Despite my progress I kept on looking around which layouts exist because NEO had some oddities with the English language; it was mainly designed for German. That’s when I discovered BEAKL(9). The ideas behind BEAKL make absolute sense to me and I also believe strongly in letting a machine do the work to find a (possibly) optimal solution to a given set of rules. So while my typing was still messed up I decided to make the switch over and immediately loved it. Apart from the placement of one key everything made sense and worked great. Though, I have to admit that compared to QWERTY, NEO2 already felt like a revelation as well. How could anyone live with a forced crutch like QWERTY? Typing with NEO already had a kind of effortlessness that I had not experienced with QWERTY—ever. It is difficult to explain but typing suddenly became a graceful act. With BEAKL my typing experience (I have to admit that this sounds strange) even improved. Recently when the maintainers of BEAKL updated their recommended version to number 15, they also remedied the minor shortcoming of version 9. I consider BEAKL15 the fulfillment of typing experience.

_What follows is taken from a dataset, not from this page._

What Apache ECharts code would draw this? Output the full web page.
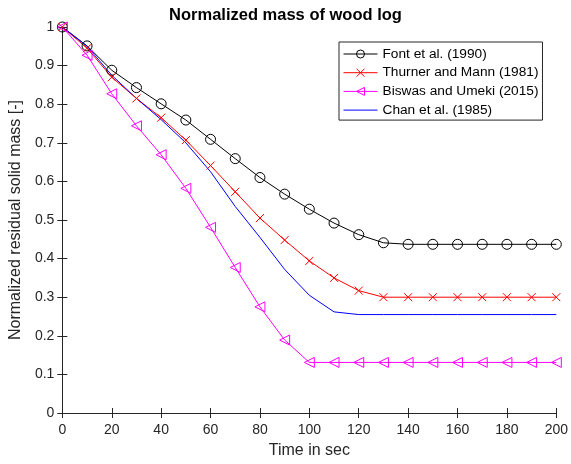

So why is QWERTY still around if it is so inferior? My guess is that the transition to something new is very costly. All the hardware we have is based on this outdated standard. While there are some NEO or Dvorak keyboards out there, they are an incredible niche. I also think that we can see network effects at play here and as long as funky, albeit better, alternative layouts stay such a small subculture, they will not become more common. I hope that the openness (open designs, guides, community work, etc.) of the awesome mechanical keyboard community will slowly change more people over to more usable input methods. I already know that if I ever have children they will get the pleasure of learning an actually usable keyboard layout.